No período recente, o STF errou em coisas nas quais não podia errar. Dois exemplos: a liminar de Marco Aurélio Mello que determinou o afastamento de Renan Calheiros da presidência do Senado e a decisão de Luiz Fux que impediu a União de executar as garantias no caso do calote da dívida do Rio de Janeiro. Foram decisões que desgastaram a imagem do tribunal.

Antes de considerar normal a nomeação de Moreira Franco para a Secretaria-Geral da Presidência, o ministro Celso de Mello também já havia se recusado a retirar a candidatura do deputado Rodrigo Maia (DEM-RJ) a presidente da Câmara, um assunto controverso que dividia os juristas. Agora, pode-se dizer que o ministro manteve a coerência.
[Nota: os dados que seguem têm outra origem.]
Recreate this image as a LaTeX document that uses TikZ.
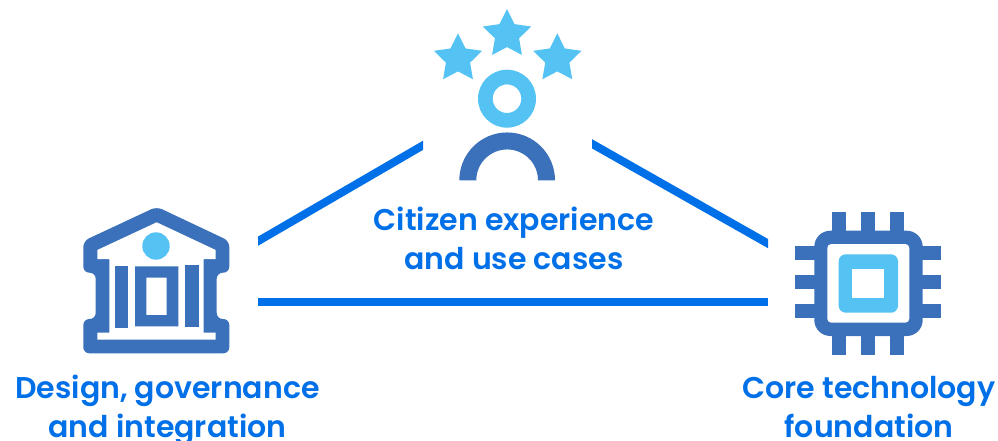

É cedo ainda para dizer se o Supremo está se afastando do criticado "ativismo judicial", mas as duas decisões de Mello, o decano da Corte Suprema, apontam nesta direção. Falta ainda a confirmação do plenário do STF, onde parecem conviver visões distintas do foro privilegiado.

Em situação parecida, mas não igual, o ministro Gilmar Mendes concedeu liminar suspendendo a posse do ex-presidente Luiz Inácio Lula da Silva na Casa Civil por entender que houve desvio de função no ato da ex-presidente Dilma Rousseff, que o nomeara para o cargo. Gilmar aceitou a tese de que o foro era uma proteção de Dilma a Lula; Celso de Mello, que o foro não é sinônimo de impunidade.

Politicamente, a decisão de Celso de Mello dá argumento para Lula e o PT denunciarem a parcialidade da Justiça e a existência de um processo persecutório contra o partido.

A decisão de Mello virtualmente assegura a manutenção de ministros citados na Lava-Jato até o fim do governo, a menos que o procurador Rodrigo Janot decida acelerar as investigações sobre os cinco ministros citados na Lava-Jato, inclusive Moreira Franco.

Trata-se de um efeito colateral possível. Temer já declarou que afastará temporariamente ministros denunciados e definitivamente os que virarem réus.